Politikus-politikus mengerjakan semuanya itu demi dan atas dasar kebebasan, yang diberikan oleh demokrasi. Namun, mereka menyalahpahami kebebasan. Kebebasan digunakan sebagai alat kekuasaan, bukan sebagai penyangga demokrasi. Demi alasan kebebasan, rakyat terus diprovokasi untuk menggunakan kebebasannya, dengan melebih-lebihkan bahwa rakyat berhak atas semuanya. Wacana kebebasan dipersempit menjadi “mana hakku” dan “bagaimana aku memperoleh hakku”.
Itulah yang oleh filsuf Axel Honneth disebut sebagai “patologi kebebasan”. Kebebasan demikian adalah patologis karena berakibat menyempitkan manusia hanya sebagai “orang yang berhak” dan melupakannya sebagai “manusia yang berkewajiban”. Memang apabila manusia hanya disempitkan pada haknya, ia akan menjadi patologis buat lingkungannya, tak peduli terhadap kesosialan, keterikatan, dan kewargaannya. Situasi ini menjadi makin patologis jika wacana kebebasan dibumbui dengan bahasa sentimen primordial yang bernada mengecualikan: “mana hakku sebagai pribumi” dan “bagaimana aku harus meraih hakku sebagai pribumi”.
Politikus penyalah guna kebebasan itu kini berkeliaran dalam jagat demokrasi kita. Mereka menarik karena pandai membungkus dirinya dengan pencitraan yang mudah diterima rakyat.
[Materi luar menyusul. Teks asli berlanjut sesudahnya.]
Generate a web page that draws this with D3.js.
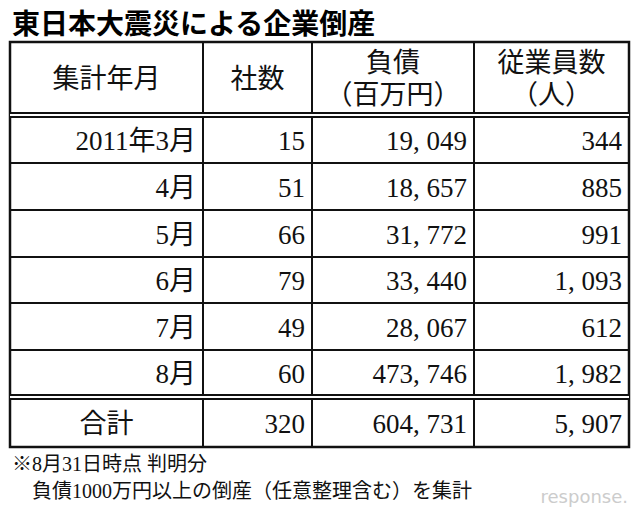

Mereka memikat karena pandai menggunakan bahasa yang akrab dengan rakyat. Mereka itulah “semar-semar palsu” yang digambarkan oleh pameran seni Hilangnya Semar. Semar memang figur rakyat. Karena itu, dengan menjadi seperti Semar, mereka juga mudah diterima rakyat.
Semar-semar palsu itu pandai berkata bijak dan damai. Namun, kebijakan dan kedamaian itu hanyalah bungkus untuk menyembunyikan tindakannya yang suka menyulut pertentangan dan permusuhan. Mereka arif berkhotbah tentang kesederhanaan, tetapi dalam tindakannya mereka penumpuk harta dan koruptor. Mereka itulah “Semar Mroyek”, Semar yang bergelimangan uang karena proyek-proyeknya. Semar itu sesungguhnya dewa rupawan bernama Ismaya. Ketika iamroyek, Ismaya pun meninggalkan dirinya. Semar hanya menjadi badan wadak belaka. Celakanya, kewadakan ini justru diterima dengan mudah karena dewasa ini banyak warga masyarakat sudah didangkalkan, diwadakkan dalam formalisme, ritualisme, dan materialisme semata-mata.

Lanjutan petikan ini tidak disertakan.